#### [Exercise instructions]
Without the pictures, retype exactly the lines from the top of the entries below through the line that contains "import plotly.graph_objects as go".

#### [Supplied records]
—————
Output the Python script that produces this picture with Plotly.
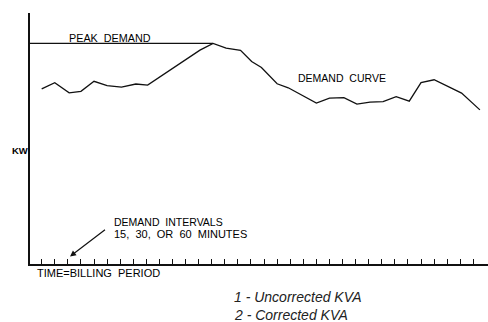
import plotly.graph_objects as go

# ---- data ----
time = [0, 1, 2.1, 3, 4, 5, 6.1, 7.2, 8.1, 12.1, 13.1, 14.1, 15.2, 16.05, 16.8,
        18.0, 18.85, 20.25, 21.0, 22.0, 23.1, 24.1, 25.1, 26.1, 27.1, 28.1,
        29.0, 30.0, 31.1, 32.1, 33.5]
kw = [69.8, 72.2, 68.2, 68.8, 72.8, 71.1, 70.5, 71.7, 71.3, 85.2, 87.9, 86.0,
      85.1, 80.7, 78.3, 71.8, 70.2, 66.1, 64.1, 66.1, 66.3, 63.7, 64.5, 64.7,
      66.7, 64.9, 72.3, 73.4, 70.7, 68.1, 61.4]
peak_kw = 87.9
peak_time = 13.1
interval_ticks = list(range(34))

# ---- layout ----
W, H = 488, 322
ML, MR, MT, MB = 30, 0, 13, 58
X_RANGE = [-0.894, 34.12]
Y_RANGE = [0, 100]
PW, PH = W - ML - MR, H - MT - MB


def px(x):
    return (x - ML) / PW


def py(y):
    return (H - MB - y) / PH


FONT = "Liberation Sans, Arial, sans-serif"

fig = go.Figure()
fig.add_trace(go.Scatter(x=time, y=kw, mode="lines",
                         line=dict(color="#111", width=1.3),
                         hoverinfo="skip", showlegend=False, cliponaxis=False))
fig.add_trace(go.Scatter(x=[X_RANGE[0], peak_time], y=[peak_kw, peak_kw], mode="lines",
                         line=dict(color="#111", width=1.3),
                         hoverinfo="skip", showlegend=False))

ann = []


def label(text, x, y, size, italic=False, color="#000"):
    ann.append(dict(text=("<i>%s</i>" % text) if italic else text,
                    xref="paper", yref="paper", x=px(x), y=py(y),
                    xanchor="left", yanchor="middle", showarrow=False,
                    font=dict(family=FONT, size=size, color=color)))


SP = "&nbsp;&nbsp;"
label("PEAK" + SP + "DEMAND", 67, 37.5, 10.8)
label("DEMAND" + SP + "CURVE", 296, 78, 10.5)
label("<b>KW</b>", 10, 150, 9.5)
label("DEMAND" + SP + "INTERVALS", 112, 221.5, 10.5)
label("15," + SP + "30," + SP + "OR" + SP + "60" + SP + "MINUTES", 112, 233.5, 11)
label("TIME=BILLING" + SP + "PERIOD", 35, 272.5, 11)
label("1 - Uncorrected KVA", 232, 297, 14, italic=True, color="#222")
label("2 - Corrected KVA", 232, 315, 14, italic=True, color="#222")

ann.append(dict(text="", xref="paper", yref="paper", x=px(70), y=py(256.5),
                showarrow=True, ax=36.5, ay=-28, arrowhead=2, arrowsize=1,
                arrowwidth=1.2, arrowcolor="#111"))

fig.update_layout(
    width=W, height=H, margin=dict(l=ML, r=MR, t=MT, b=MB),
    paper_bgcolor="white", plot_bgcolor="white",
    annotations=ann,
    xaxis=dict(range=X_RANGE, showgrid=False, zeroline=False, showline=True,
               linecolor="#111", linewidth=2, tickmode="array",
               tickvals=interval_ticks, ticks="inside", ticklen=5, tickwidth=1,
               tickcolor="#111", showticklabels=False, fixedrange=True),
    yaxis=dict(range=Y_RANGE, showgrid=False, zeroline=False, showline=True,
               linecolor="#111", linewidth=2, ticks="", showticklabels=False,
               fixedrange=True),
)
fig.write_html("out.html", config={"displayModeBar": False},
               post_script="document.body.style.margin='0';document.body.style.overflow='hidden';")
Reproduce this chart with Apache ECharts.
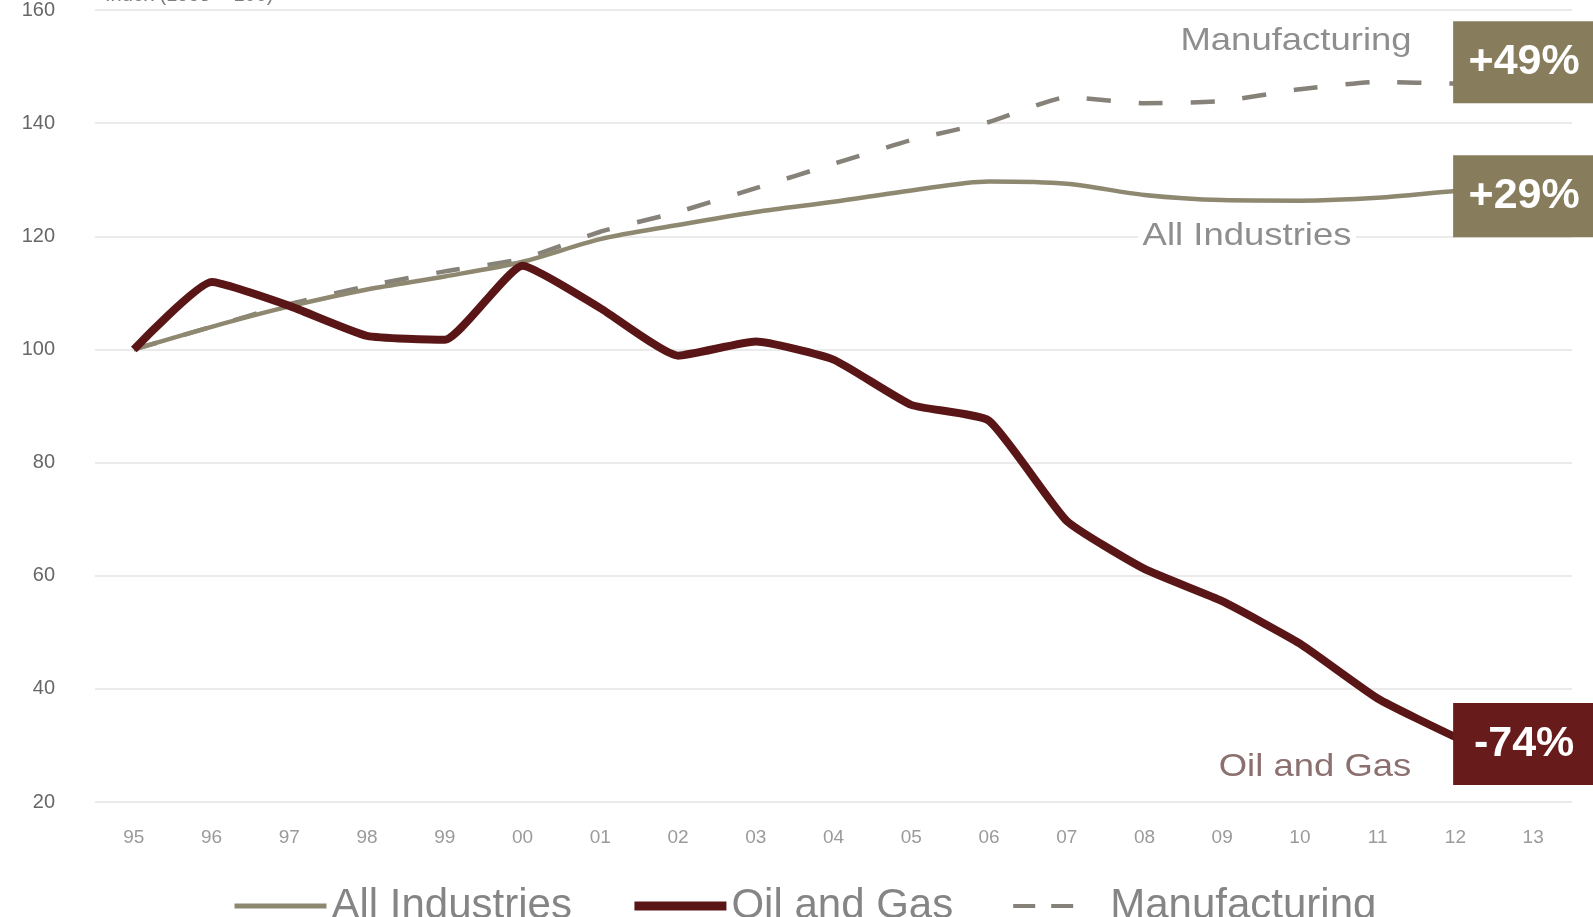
—————
#### [Answer below]
Output the Python script that produces this picture with Plotly.
import plotly.graph_objects as go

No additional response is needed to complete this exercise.